The state DOT confirmed in a written statement that it has been making changes to leases during the renewal process, including having tenants take responsibility for the equipment that is used for tenant operations. The flour mill would have been required to take possession of its grain silos.

"At the end, there were some provisions we just couldn't agree to," Frederick said, citing the silo clause and the state's planned relocation of berths for wheat shipments that currently offload next to the mill. 

"We understand the state's position in terms of wanting to improve the harbor," but having to unload wheat from another pier "was an unacceptable term with which to operate," Frederick said. The mill company has withdrawn its lease application. 

The flour mill has operated on Oahu for some 50 years, he said, though under different ownership, and its 13 employees have worked at the mill for many years. 

"We've been proud to be a part of the fabric of supplying food ingredients to Hawaiian customers for a long, long time," Frederick said. "We have a lot of great customers and they've all been notified about it."

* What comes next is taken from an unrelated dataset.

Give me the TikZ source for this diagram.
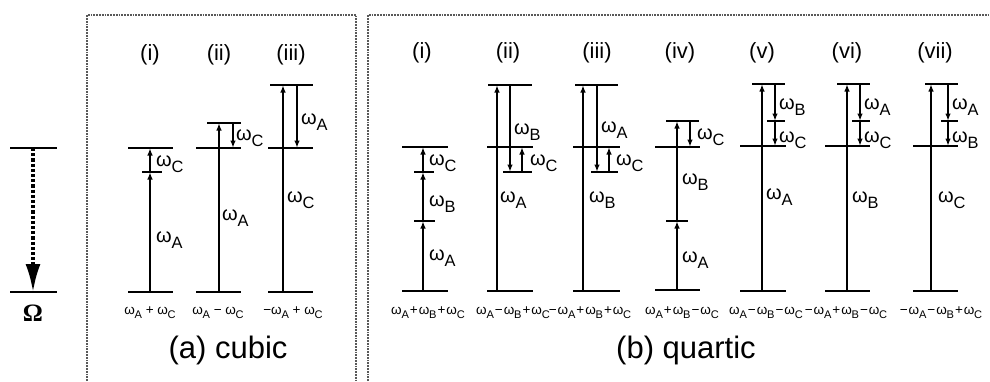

The current lease expires March 31, but the company requested an extension through the end of the year to allow for an orderly wind-down of operations. Frederick said the mill will likely close "sometime in the fall." 

For bakeries and other food-service operations statewide, shipping heavy flour from the mainland may increase prices for Hawaii consumers, but the DOT statement indicated the state will be looking for another company to takeover operations.

Love's Bakery President Mike Walters doesn't want consumers or their wholesale customers to panic. "We have five or six months" to work out new suppliers, he said. It is premature to speculate on whether prices will increase, he said.